Reductionism in Reinforcement Learning

The common framing of RL (agent - environment loop) hides a lot of complexity found in real world problems:
- Multi-agent interactions -> non-stationarity
- Partial observability -> construct memory
- Exploration -> explore/exploit trade off
- Sequential decisions -> long horizon planning
- Exploitation -> policy optimization
Schuurmans proposes thinking about RL as the process of:
- Learning - looking at data and identifying patterns
- Decision Making - planning/optimal control
- Interactively - online as you are acting within an environment
Each of the above definitional components contains sub-problems (many of which have been well studied).

Single Step Decision Making

Sets up the batch policy optimization problem: You are given a sparse matrix where the rows are contexts or observations, the columns are actions, and entries are the rewards received while taking the columnar action in the row’s context.
Relates this to the supervised learning paradigm where you don’t maximize expected reward (a.k.a. expected accuracy in supervised learning) directly, but instead maximize a surrogate objective (often maximum likelihood or log likelihood).
- Why? Because maximum likelihood has a nice relationship with expected accuracy (it’s calibrated) and the structure of maximum likelihood is concave and thus it is cleaner to optimize over. In general, maximum likelihood is all we consider optimizing over in supervised learning.
- This is not directly applicable to RL, but the basic idea is related to minimizing the KL divergence of the policy from an implicit reference distribution.
Softmax is a key source of optimization difficulty.
- For tabular Q, directly optimizing expected reward converges to a global maximum even though it’s a non-concave maximization problem (Agarwal et al COLT-2020).
- Even though we can optimize against this objective, constants matter and bad initialization and/or bad luck can lead to arbitrarily long waits until convergence.
- Why are we committed to softmax? There are other transfer functions that avoid this initialization problem.
How do you handle missing data? In RL, often the reward matrix is very sparse.
- Many RL strategies impute unobserved rewards. Often this is simplistic but unbiased.
- Another approach would be to model missing data, and then fill in with experience (with some transformations to preserve unbiasedness). Choosing a good model of missing data can help with the optimization problem too.

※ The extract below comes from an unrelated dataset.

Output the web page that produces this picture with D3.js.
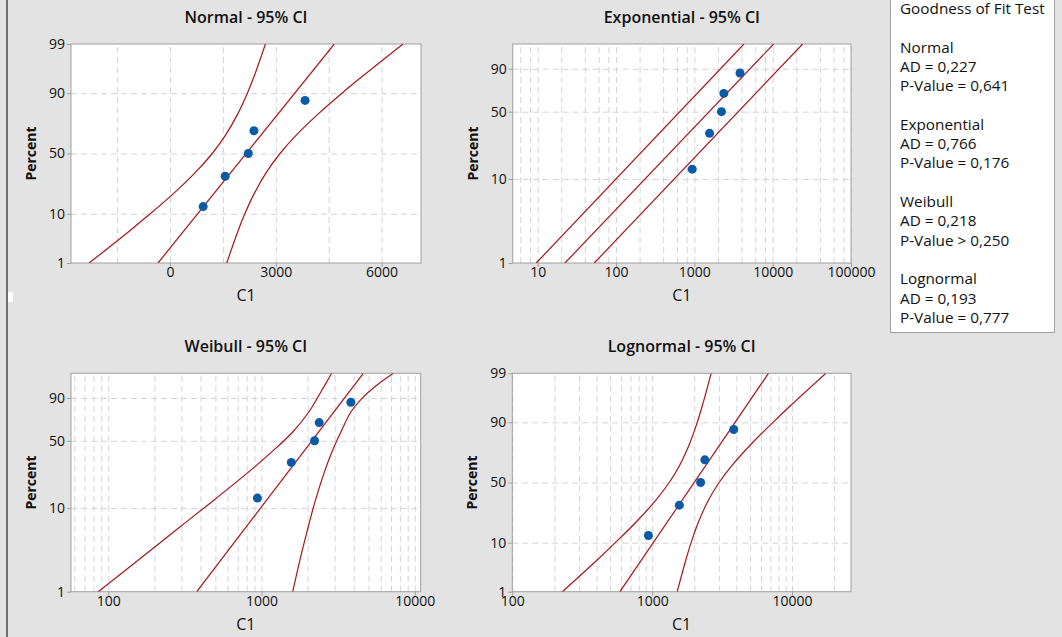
<!DOCTYPE html>
<html lang="en">
<head>
<meta charset="UTF-8">
<title>Probability plots for C1</title>
<script src="https://d3js.org/d3.v7.min.js"></script>
<style>
  body { margin: 0; background: #e3e3e3; }
  svg { display: block; font-family: "Open Sans", sans-serif; }
  .plot-bg { fill: #fff; }
  .plot-border { fill: none; stroke: #a0a0a0; stroke-width: 1; }
  .grid line { stroke: #d4d4d4; stroke-dasharray: 6,4; }
  .grid path { display: none; }
  .axis path { display: none; }
  .axis line { stroke: #a0a0a0; }
  .axis text { font-size: 14px; fill: #111; font-family: "Open Sans", sans-serif; }
  .panel-title { font-size: 16px; font-weight: 600; fill: #111; text-anchor: middle; }
  .y-label { font-size: 14px; font-weight: 700; fill: #111; text-anchor: middle; }
  .x-label { font-size: 16px; fill: #111; text-anchor: middle; }
  .band { fill: none; stroke: #a3161c; stroke-width: 1.2; }
  .dot { fill: #0b5aa5; }
  .gof-box { fill: #fff; stroke: #a0a0a0; }
  .gof text { font-size: 15.3px; fill: #111; }
</style>
</head>
<body>
<svg width="1062" height="637"></svg>
<script>
// sample C1 and its median rank plotting positions (percent)
const c1 = [940, 1565, 2220, 2380, 3830];
const pct = [12.96, 31.48, 50, 68.52, 87.04];

// fitted lines and 95% CI bounds as [C1, percent]
const normalFit = [[-340, 1], [4659, 99]];
const normalLower = [[-2292, 1], [-1148, 5], [-561, 10], [113, 20], [742, 35], [1197, 50], [1570, 65], [1922, 80], [2194, 90], [2388, 95], [2706, 99]];
const normalUpper = [[1609, 1], [1928, 5], [2122, 10], [2394, 20], [2745, 35], [3119, 50], [3573, 65], [4203, 80], [4876, 90], [5464, 95], [6608, 99]];

const expFit = [[22.3, 1], [10300, 99]];
const expLower = [[9.6, 1], [4300, 99]];
const expUpper = [[52.8, 1], [24150, 99]];

const weibullFit = [[378, 1], [4620, 99]];
const weibullLower = [[86, 1], [152, 2.3], [268, 5.27], [475, 11.8], [829, 25.3], [1171, 40], [1605, 59.1], [2042, 79.1], [2445, 93.6], [2872, 99]];
const weibullUpper = [[1598, 1], [1770, 2.3], [1982, 5.27], [2235, 11.8], [2578, 25.3], [2885, 40], [3303, 59.1], [3839, 79.1], [4529, 89.8], [5675, 96.36], [7250, 99]];

const lognormalFit = [[588, 1], [6786, 99]];
const lognormalLower = [[228, 1], [406, 5], [545, 10], [768, 20], [1056, 35], [1324, 50], [1584, 65], [1860, 80], [2101, 90], [2288, 95], [2640, 99]];
const lognormalUpper = [[1510, 1], [1743, 5], [1898, 10], [2143, 20], [2517, 35], [3010, 50], [3776, 65], [5193, 80], [7309, 90], [9822, 95], [17450, 99]];

// axis ticks
const yTicksFull = [1, 10, 50, 90, 99];
const yTicksShort = [1, 10, 50, 90];
const yGrid = [10, 50, 90];
const normalXTicks = [0, 3000, 6000];
const normalXGrid = [-1500, 0, 1500, 3000, 4500, 6000];
const expXTicks = [10, 100, 1000, 10000, 100000];
const weibullXTicks = [100, 1000, 10000];
const lognormalXTicks = [100, 1000, 10000];

// goodness of fit table
const distNames = ["Normal", "Exponential", "Weibull", "Lognormal"];
const adValues = [0.227, 0.766, 0.218, 0.193];
const pSigns = ["=", "=", ">", "="];
const pValues = [0.641, 0.176, 0.250, 0.777];

// inverse standard normal cdf (Acklam's approximation)
function probit(p) {
  const a = [-3.969683028665376e+01, 2.209460984245205e+02, -2.759285104469687e+02, 1.383577518672690e+02, -3.066479806614716e+01, 2.506628277459239e+00];
  const b = [-5.447609879822406e+01, 1.615858368580409e+02, -1.556989798598866e+02, 6.680131188771972e+01, -1.328068155288572e+01];
  const c = [-7.784894002430293e-03, -3.223964580411365e-01, -2.400758277161838e+00, -2.549732539343734e+00, 4.374664141464968e+00, 2.938163982698783e+00];
  const d = [7.784695709041462e-03, 3.224671290700398e-01, 2.445134137142996e+00, 3.754408661907416e+00];
  const pl = 0.02425;
  let q, r;
  if (p < pl) {
    q = Math.sqrt(-2 * Math.log(p));
    return (((((c[0]*q+c[1])*q+c[2])*q+c[3])*q+c[4])*q+c[5]) / ((((d[0]*q+d[1])*q+d[2])*q+d[3])*q+1);
  }
  if (p > 1 - pl) {
    q = Math.sqrt(-2 * Math.log(1 - p));
    return -(((((c[0]*q+c[1])*q+c[2])*q+c[3])*q+c[4])*q+c[5]) / ((((d[0]*q+d[1])*q+d[2])*q+d[3])*q+1);
  }
  q = p - 0.5; r = q * q;
  return (((((a[0]*r+a[1])*r+a[2])*r+a[3])*r+a[4])*r+a[5])*q / (((((b[0]*r+b[1])*r+b[2])*r+b[3])*r+b[4])*r+1);
}
const normT = p => probit(p / 100);
const sevT = p => Math.log(-Math.log(1 - p / 100));

// keep only log grid lines whose leading digit is in steps
const logGrid = (scale, steps) => scale.ticks().filter(v => {
  const m = Math.round(v / Math.pow(10, Math.floor(Math.log10(v) + 1e-9)));
  return m === 1 || steps.includes(m);
});

const panels = [
  { title: "Normal - 95% CI", x0: 71, y0: 44, w: 350, h: 219, log: false, xDomain: [-2807, 7117],
    xTicks: normalXTicks, grid: () => normalXGrid, t: normT, yTicks: yTicksFull,
    fit: normalFit, lower: normalLower, upper: normalUpper },
  { title: "Exponential - 95% CI", x0: 512.7, y0: 44, w: 338.3, h: 219, log: true, xDomain: [4.8, 100000],
    xTicks: expXTicks, grid: s => logGrid(s, [2, 4, 6, 8]), t: sevT, yTicks: yTicksShort,
    fit: expFit, lower: expLower, upper: expUpper },
  { title: "Weibull - 95% CI", x0: 71, y0: 373.3, w: 349.7, h: 218.4, log: true, xDomain: [57.1, 10940],
    xTicks: weibullXTicks, grid: s => logGrid(s, [2, 3, 4, 5, 6, 7, 8, 9]), t: sevT, yTicks: yTicksShort,
    fit: weibullFit, lower: weibullLower, upper: weibullUpper },
  { title: "Lognormal - 95% CI", x0: 512.3, y0: 373.3, w: 338.7, h: 218.4, log: true, xDomain: [100, 26400],
    xTicks: lognormalXTicks, grid: s => logGrid(s, [2, 3, 4, 5, 6, 7, 8, 9]), t: normT, yTicks: yTicksFull,
    fit: lognormalFit, lower: lognormalLower, upper: lognormalUpper }
];

const svg = d3.select("svg");

// dark frame edge on the left
svg.append("rect").attr("x", 6).attr("y", 0).attr("width", 2).attr("height", 637).attr("fill", "#6e6e6e");
svg.append("rect").attr("x", 8).attr("y", 292).attr("width", 5).attr("height", 10).attr("fill", "#fff");

panels.forEach((P, idx) => {
  const g = svg.append("g").attr("transform", `translate(${P.x0},${P.y0})`);
  const x = (P.log ? d3.scaleLog() : d3.scaleLinear()).domain(P.xDomain).range([0, P.w]);
  const yT = d3.scaleLinear().domain([P.t(1), P.t(99)]).range([P.h, 0]);
  const y = p => yT(P.t(p));

  g.append("rect").attr("class", "plot-bg").attr("width", P.w).attr("height", P.h);

  // dashed grid
  g.append("g").attr("class", "grid")
    .attr("transform", `translate(0,${P.h})`)
    .call(d3.axisBottom(x).tickValues(P.grid(x)).tickSize(-P.h).tickFormat(""));
  g.append("g").attr("class", "grid")
    .call(d3.axisLeft(yT).tickValues(yGrid.map(P.t)).tickSize(-P.w).tickFormat(""));

  g.append("rect").attr("class", "plot-border").attr("width", P.w).attr("height", P.h);

  // axes
  g.append("g").attr("class", "axis")
    .attr("transform", `translate(0,${P.h})`)
    .call(d3.axisBottom(x).tickValues(P.xTicks).tickSize(4).tickPadding(0).tickFormat(d3.format("d")));
  g.append("g").attr("class", "axis")
    .call(d3.axisLeft(yT).tickValues(P.yTicks.map(P.t)).tickSize(4).tickPadding(2)
      .tickFormat((d, i) => P.yTicks[i]));

  // fit and CI lines
  const clipId = "clip" + idx;
  g.append("clipPath").attr("id", clipId)
    .append("rect").attr("width", P.w).attr("height", P.h);
  const lines = g.append("g").attr("clip-path", `url(#${clipId})`);
  const line = d3.line().x(d => x(d[0])).y(d => y(d[1]));
  const curve = d3.line().x(d => x(d[0])).y(d => y(d[1])).curve(d3.curveCatmullRom.alpha(0.5));
  [P.lower, P.upper].forEach(b => {
    lines.append("path").attr("class", "band").attr("d", b.length > 2 ? curve(b) : line(b));
  });
  lines.append("path").attr("class", "band").attr("d", line(P.fit));

  // data points
  g.selectAll(".dot")
    .data(c1.map((v, i) => [v, pct[i]]))
    .join("circle")
    .attr("class", "dot")
    .attr("cx", d => x(d[0]))
    .attr("cy", d => y(d[1]))
    .attr("r", 4.5);

  // labels
  g.append("text").attr("class", "panel-title")
    .attr("x", P.w / 2).attr("y", -21).text(P.title);
  g.append("text").attr("class", "x-label")
    .attr("x", P.w / 2).attr("y", P.h + 38).text("C1");
  g.append("text").attr("class", "y-label")
    .attr("transform", `translate(-35,${P.h / 2}) rotate(-90)`).text("Percent");
});

// goodness of fit box
const locale = d3.formatLocale({ decimal: ",", thousands: ".", grouping: [3], currency: ["", ""] });
const f3 = locale.format(".3f");
const gofLines = ["Goodness of Fit Test"];
distNames.forEach((n, i) => {
  gofLines.push("", n, `AD = ${f3(adValues[i])}`, `P-Value ${pSigns[i]} ${f3(pValues[i])}`);
});

const gof = svg.append("g").attr("class", "gof");
gof.append("rect").attr("class", "gof-box")
  .attr("x", 890.5).attr("y", -2).attr("width", 164).attr("height", 334.5);
gof.selectAll("text")
  .data(gofLines)
  .join("text")
  .attr("x", 900)
  .attr("y", (d, i) => 14 + i * 19.3)
  .text(d => d);
</script>
</body>
</html>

Sequential Decision Making

Because of path dependence, you must think of the long term consequences of decision making.
Classic solution (Bellman) is to reduce the search to local choice (i.e. myopically choose the best action in your current state by propagating back information from future states).
- Plans to maximum horizon (i.e. you consider discounted reward) but the policy acts at a minimum horizon (i.e. you only choose the next action). Thus the value function has to compile all future search down to this minimal horizon.
- “An endless source of distraction in RL”
An alternative is to define both a short term and long term horizon (tactical vs strategic horizon) instead of assuming your tactical horizon is one action and your strategic horizon is infinite as in the classical case.
- Allows you to leverage search in decision making and reduce complexity of the strategic compilation process.
- If you make your tactical and strategic horizon equal, you greatly simplify the function you’re trying to learn
- Some problems (e.g. underactuated pendulum) need longer tactical horizon so you can make locally “bad” moves that put you on a better long term path.
Takeaway: tactical proficiency does not always automatically emerge from maximum-horizon strategic optimality (or it can take a very long time to emerge).
- Reasoning horizons other than the default that falls out of Bellmans may not always be appropriate
- Looks a bit like hierarchical RL - learning how to solve subproblems and how to combine those solutions smartly.

Conclusion

Isolating and understanding subproblems in RL is a fruitful approach toward better understanding and more robust algorithms.

Interesting Ideas

This may not have been the exact intent when mentioned in the lecture, but conceptualizing the approximation of V or Q function as compilation of future discounted reward down to something useful for myopic decision making is something I should think more about!